Descriptive statistics and discriminant analysis.
Descriptive statistics were performed with GraphPad Prism 9.1 (GraphPad Software, La Jolla, CA, USA). Significance was accepted at the 95% probability level.
Discriminant analysis was performed using SPSS Statistics v26.0 for Windows (IBM Armonk, NY, USA) with general discriminant modeling. The independent variables (predictor variables) used to predict the grouping variable (CON vs VSS) were regional relative VOI uptake data for 18F-FDG and MR GMV values. VOI data were entered independently into the discriminant function at once. For all analyses, a leave-one-out post-hoc classification was performed, only these data are reported.

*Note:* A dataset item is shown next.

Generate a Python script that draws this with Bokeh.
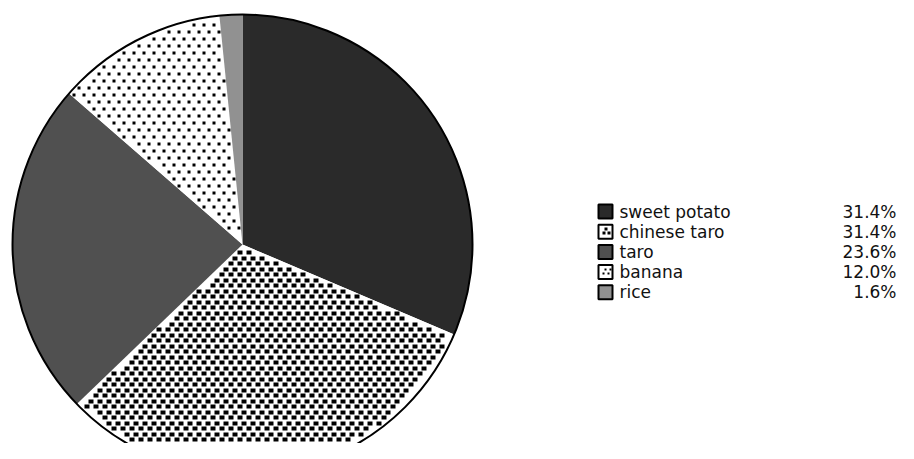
import numpy as np
from bokeh.plotting import figure
from bokeh.models import Range1d
from bokeh.core.properties import value
from bokeh.embed import file_html
from bokeh.resources import INLINE

labels = ["sweet potato", "chinese taro", "taro", "banana", "rice"]
shares = [31.4, 31.4, 23.6, 12.0, 1.6]
colors = ["#2a2a2a", "white", "#505050", "white", "#919191"]
patterns = [None, "dense", None, "sparse", None]

# texture styles: (cell width, cell height, x period, y period)
textures = {"dense": (5, 4, 9, 5.5), "sparse": (3, 3, 10, 7),
            "dense_small": (3, 3, 5, 3.5), "sparse_small": (2, 2, 5, 4)}

W, H = 898, 443
p = figure(width=W, height=H, output_backend="svg", toolbar_location=None,
           x_range=Range1d(0, W), y_range=Range1d(0, H), min_border=0)
p.axis.visible = False
p.grid.visible = False
p.outline_line_color = None


def texture_cells(inside, xmin, xmax, ymin, ymax, style):
    w, h, px, py = textures[style]
    L, Rt, B, T = [], [], [], []
    for j, y0 in enumerate(np.arange(ymin, ymax, py)):
        off = px / 2 if j % 2 else 0
        for x0 in np.arange(xmin + off, xmax, px):
            l, r = np.floor(x0), np.floor(x0 + w)
            b, t = np.floor(y0), np.floor(y0 + h)
            if all(inside(cx_, cy_) for cx_ in (l, r) for cy_ in (b, t)):
                L.append(l); Rt.append(r); B.append(b); T.append(t)
    return L, Rt, B, T


cx, cy, R = 242, H - 244, 230
fr = np.array(shares) / sum(shares)
ends = 90 - 360 * np.cumsum(fr)
starts = np.concatenate([[90], ends[:-1]])

for i in range(len(labels)):
    p.wedge(x=cx, y=cy, radius=R, start_angle=starts[i], end_angle=ends[i],
            start_angle_units="deg", end_angle_units="deg", direction="clock",
            fill_color=colors[i], line_color=None)
    if patterns[i]:
        s, e = starts[i], ends[i]

        def inside(x, y, s=s, e=e):
            dx, dy = x - cx, y - cy
            if np.hypot(dx, dy) > R - 1.5:
                return False
            th = np.degrees(np.arctan2(dy, dx))
            return ((s - th) % 360) <= (s - e)

        L, Rt, B, T = texture_cells(inside, cx - R, cx + R, cy - R, cy + R, patterns[i])
        p.quad(left=L, right=Rt, bottom=B, top=T, fill_color="black", line_color=None)
p.circle(x=cx, y=cy, radius=R, fill_color=None, line_color="black", line_width=2)

# legend
n = len(labels)
ly = [H - (211 + 20.2 * i) for i in range(n)]
lx, ls = 605, 14
for i in range(n):
    p.rect(x=lx, y=ly[i], width=ls, height=ls, fill_color=colors[i],
           line_color="black", line_width=2)
    if patterns[i]:
        x0, x1 = lx - ls / 2 + 1.5, lx + ls / 2 - 1
        y0, y1 = ly[i] - ls / 2 + 1.5, ly[i] + ls / 2 - 1

        def inside_box(x, y, x0=x0, x1=x1, y0=y0, y1=y1):
            return x0 <= x <= x1 and y0 <= y <= y1

        L, Rt, B, T = texture_cells(inside_box, x0, x1, y0, y1, patterns[i] + "_small")
        p.quad(left=L, right=Rt, bottom=B, top=T, fill_color="black", line_color=None)
p.text(x=[619] * n, y=ly, text=labels, text_font=value("DejaVu Sans"),
       text_font_size="17px", text_baseline="middle", text_color="#111111")
p.text(x=[896] * n, y=ly, text=[f"{s:.1f}%" for s in shares], text_font=value("DejaVu Sans"),
       text_font_size="17px", text_baseline="middle", text_align="right", text_color="#111111")

open("out.html", "w").write(file_html(p, INLINE))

Receiver operating characteristic (ROC) analysis was performed for the significant discriminant 18F-FDG and MR GM VOIs to assess the diagnostic accuracy in discriminating between the VSS and CON groups.

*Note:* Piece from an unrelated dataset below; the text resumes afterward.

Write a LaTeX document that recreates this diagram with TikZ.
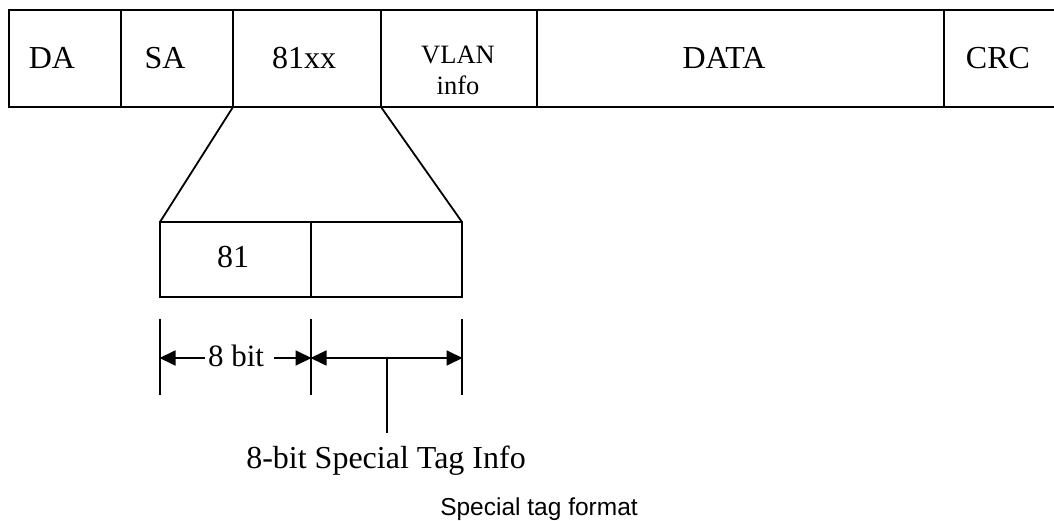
\documentclass[tikz,border=0pt]{standalone}
\usepackage{fontspec}
\setmainfont{Liberation Serif}
\newfontfamily\capfont{Liberation Sans}
\usetikzlibrary{arrows.meta}
\tikzset{
  cell/.style={draw, line width=1.8pt, rectangle, anchor=north west, outer sep=0pt, inner sep=0pt},
  lbl/.style={anchor=base, inner sep=0pt, font=\fontsize{32}{36}\selectfont},
  small/.style={anchor=base, inner sep=0pt, font=\fontsize{26.5}{30}\selectfont},
  thin/.style={line width=1.8pt},
  dim/.style={line width=1.8pt, -{Triangle[length=16pt,width=15pt]}, shorten >=-0.5pt},
}
\begin{document}
\begin{tikzpicture}[x=1pt,y=-1pt]
\useasboundingbox (0,0) rectangle (1054,521);
\clip (0,0) rectangle (1054,521);

% Ethernet frame fields
\node[cell, minimum width=112pt, minimum height=97pt] (da)   at (9,10)   {};
\node[cell, minimum width=112pt, minimum height=97pt] (sa)   at (121,10) {};
\node[cell, minimum width=148pt, minimum height=97pt] (tag)  at (233,10) {};
\node[cell, minimum width=156pt, minimum height=97pt] (vlan) at (381,10) {};
\node[cell, minimum width=407pt, minimum height=97pt] (data) at (537,10) {};
\node[cell, minimum width=130pt, minimum height=97pt] (crc)  at (944,10) {};

\node[lbl] (tda)   at (52,69)  {DA};
\node[lbl] (tsa)   at (165,69) {SA};
\node[lbl] (ttag)  at (304,69) {81xx};
\node[small] (tvl) at (458,64) {VLAN};
\node[small] (tin) at (458,95) {info};
\node[lbl] (tdata) at (724,69) {DATA};
\node[lbl] (tcrc)  at (998,69) {CRC};

% Expanded special tag
\node[cell, minimum width=151pt, minimum height=75pt] (s81) at (160,222) {};
\node[cell, minimum width=151pt, minimum height=75pt] (sx)  at (311,222) {};
\node[lbl] (t81) at (233,268) {81};

\draw[thin] (tag.south west) -- (s81.north west);
\draw[thin] (tag.south east) -- (sx.north east);

% Dimension lines
\coordinate (k1a) at (160,319); \coordinate (k1b) at (160,395);
\coordinate (k2a) at (311,319); \coordinate (k2b) at (311,395);
\coordinate (k3a) at (462,319); \coordinate (k3b) at (462,395);
\draw[thin] (k1a) -- (k1b);
\draw[thin] (k2a) -- (k2b);
\draw[thin] (k3a) -- (k3b);

\coordinate (p1) at (160,358);
\coordinate (p2) at (311,358);
\coordinate (p3) at (462,358);
\coordinate (pm) at (387,358);
\node[lbl, font=\fontsize{31}{34}\selectfont] (bit8) at (236,366) {8 bit};
\draw[dim] ([xshift=-3pt]bit8.west |- p1) -- (p1);
\draw[dim] ([xshift=10pt]bit8.east |- p2) -- (p2);
\draw[dim] (pm) -- (p2);
\draw[dim] (pm) -- (p3);

\coordinate (pend) at (387,433);
\draw[thin] (pm) -- (pend);
\node[lbl] (info) at (386,468) {8-bit Special Tag Info};

% Caption
\node[anchor=base, inner sep=0pt, font=\capfont\fontsize{24.5}{28}\selectfont] (cap) at (539,515) {Special tag format};
\end{tikzpicture}
\end{document}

Visual analysis of 18F-FDG PET
Prior to visual analysis, all 18F-FDG scans were fully anonymized, randomized and spatially normalized and processed using MIM- Neuro® as done in our clinical setting with transverse, sagittal and coronal slices and a 3D surface rendering of the PET data (v7.0; MIM software Inc., Cleveland, OH, USA) made available to the observers. Two experienced nuclear medicine physicians (K.V.L. and K.G., with 25 and 10 years of experience in brain imaging, respectively) visually analyzed and rated all images in a blinded fashion unaware of clinical information at time of the scan. The following instructions were given: firstly, to score activity in relevant regional left and right predefined areas (frontal, temporal, medial temporal, parietal, occipital, primary and secondary visual cortex, lingual gyrus, striatum, thalamus, and cerebellum), by using a 5-point scale (-2 = strongly decreased, -1 = slightly decreased, 0 = normal, 1 = slightly increased, 2 = strongly increased). Secondly, the observers were asked to binary classify the subject as “VSS patient” or “CON” with knowledge of previous literature data of Schankin [13], the SPM result in our group analysis and the number of subjects in each group. Finally, observers also gave a confidence rating for their binary classification, scaled as : 1 = very uncertain, 2 = rather uncertain, 3 = reasonably certain, 4 = certain, and 5 = very certain. The diagnostic accuracy (sensitivity, specificity, and accuracy) was calculated for each observer by direct comparison to the ground truth. Visual assessment of the MRI data was not attempted since the GM changes were deemed too subtle for visual detection conform earlier literature [1, 4, 16, 20].